বৃহস্পতিবার, ৩০ মে, ২০১৩

Shares fall, bonds rise as data fans Fed uncertainty

By Ellen Freilich

NEW YORK (Reuters) - Global equities markets and the dollar fell on Wednesday, reviving a bid for battered safe-haven U.S. debt as signs of strength in the U.S. economy fanned fears the Federal Reserve may soon begin tapering its massive stimulus program.

On Wall Street, cyclical shares led stocks lower as investors continued to question the longevity of the stimulus and worried that less stimulus could lead to less growth.

The Dow Jones industrial average was down 93.66 points, or 0.61 percent, at 15,315.73. The Standard & Poor's 500 Index was down 10.44 points, or 0.63 percent, at 1,649.62. The Nasdaq Composite Index was down 18.57 points, or 0.53 percent, at 3,470.32.

Fear that the Fed would start to curb the amount of its purchases of Treasuries have cut prices of U.S. Treasuries and propelled yields sharply higher. Benchmark Treasury note yields hit a peak of 2.235 percent, its highest since April 2012, before easing to 2.17 percent early Wednesday.

In Europe, the FTSE Eurofirst 300 index of top shares has dropped 1.67 percent, giving back all of the previous day's 1.3 percent gain and then some.

Financial markets have seen a rise in volatility since Fed chairman Ben Bernanke last week suggested the central bank could begin to roll back its $85 billion-a-month fund injection.

Some investors are avoiding taking big positions as they weigh the strength of a nascent recovery in the global economy against the withdrawal of stimulus.

In fixed income markets, yields on both safer German and U.S. bonds have risen along with those from riskier sovereign issuers, as nervous investors cut back positions.

Traders said the weakness in equity markets had encouraged investors to buy the yen, which is seen as a safe haven, sending the dollar down 1.4 percent to a low of 100.96 yen.

The fall pushed the greenback 0.5 percent lower against a basket of other major currencies as it slipped further away from a 3-year high of 84.50 hit on May 23.

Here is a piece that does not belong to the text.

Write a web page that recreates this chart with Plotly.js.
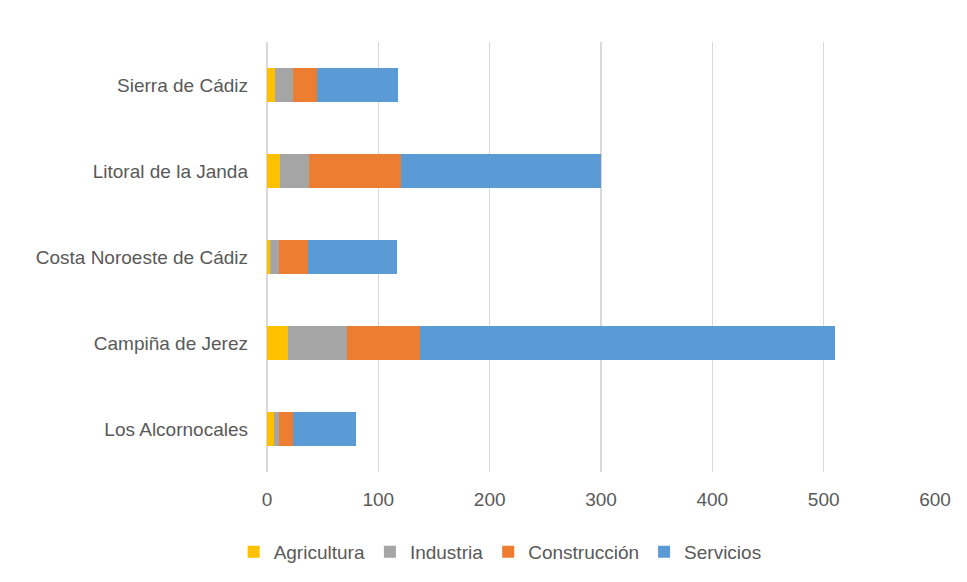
<!DOCTYPE html>
<html>
<head>
<meta charset="utf-8">
<script src="https://cdn.plot.ly/plotly-3.0.1.min.js"></script>
<style>html,body{margin:0;padding:0;background:#fff;}#chart{width:967px;height:582px;}</style>
</head>
<body>
<div id="chart"></div>
<script>
var categories = ["Los Alcornocales", "Campiña de Jerez", "Costa Noroeste de Cádiz", "Litoral de la Janda", "Sierra de Cádiz"];
var agricultura = [6.3, 19, 3, 12, 7.5];
var industria = [4.5, 53, 8, 26, 16];
var construccion = [12.6, 65.5, 25.5, 82, 21];
var servicios = [56.6, 372.5, 80, 180, 73];
var seriesNames = ["Agricultura", "Industria", "Construcción", "Servicios"];
var seriesColors = ["#FFC000", "#A5A5A5", "#ED7D31", "#5B9BD5"];
var seriesValues = [agricultura, industria, construccion, servicios];

var fontFam = "'Liberation Sans', Arial, sans-serif";
var traces = seriesValues.map(function(v, i){
  return {
    type: 'bar', orientation: 'h', name: seriesNames[i],
    x: v, y: categories,
    marker: {color: seriesColors[i], line: {width: 0}},
    hoverinfo: 'x+name'
  };
});

var layout = {
  width: 967, height: 582,
  margin: {l: 267, r: 32, t: 42, b: 110, autoexpand: false},
  barmode: 'stack',
  bargap: 0.6,
  paper_bgcolor: '#fff', plot_bgcolor: '#fff',
  font: {family: fontFam, size: 19, color: '#595959'},
  xaxis: {
    range: [0, 600], dtick: 100, tick0: 0, tickangle: 0,
    showgrid: true, gridcolor: '#D9D9D9', gridwidth: 1.3,
    zeroline: true, zerolinecolor: '#D9D9D9', zerolinewidth: 1.3,
    showline: false, ticks: '', ticklen: 0,
    ticklabelstandoff: 14,
    tickfont: {family: fontFam, size: 19, color: '#595959'}
  },
  yaxis: {
    categoryorder: 'array', categoryarray: categories,
    showgrid: false, zeroline: false, showline: false, ticks: '',
    ticklabelstandoff: 18,
    tickfont: {family: fontFam, size: 19, color: '#595959'}
  },
  legend: {
    orientation: 'h', x: 0.349, xref: 'paper', xanchor: 'center',
    y: -0.186, yanchor: 'middle',
    font: {family: fontFam, size: 19, color: '#595959'},
    itemwidth: 30, traceorder: 'normal'
  },
  showlegend: true
};

Plotly.newPlot('chart', traces, layout, {displayModeBar: false, staticPlot: true});
</script>
</body>
</html>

Japan's Nikkei index also bucked the trend in world equity market, ending 0.1 percent higher. The MSCI's world equity index, which tracks shares in 45 countries, posted a 0.55 percent decline on the day.

Many analysts still believe the growth momentum implied by Tuesday's strong figures for U.S. home prices and consumer confidence should ultimately be good for markets but fear the current volatility could continue for some time.

"We've got the (U.S.) payroll figures next week and then all the way though June the market is going to be very sensitive leading up until to the next FOMC (Fed policy) meeting," Michael Gallagher, managing director at IDEAglobal, said.

GLOBAL GROWTH TRIMMED

The concerns over the Fed easing its stimulus effort came as the Organisation for Economic Cooperation and Development (OECD) underlined the risks still facing the world economy by cutting its 2013 global forecast to 3.1 percent, from 3.4 percent.

The United States and Japan were seen driving growth, due to their massive monetary easing efforts, but the ongoing recession in the euro zone and a slowdown in China are weighing on the global economy, the OECD said.

However, data out of the euro zone on Wednesday did bolster hopes the European Central Bank could extend its loose monetary policy at its rate-setting meeting next week.

The ECB said loans to the euro area's private sector contracted for the 12th month in a row in April, while separate data showed German unemployment rose unexpectedly in May.

In the commodity market these global growth concerns and the weaker dollar dragged on copper and platinum, while Brent oil slipped under $104 per barrel.

"The market expected a pick up of the global economy this year, but it looks like there will only be a gradual restart to acceleration in the second half, so it seems the tipping point is moving further into the future," said Andy Sommer, analyst at EGL in Switzerland.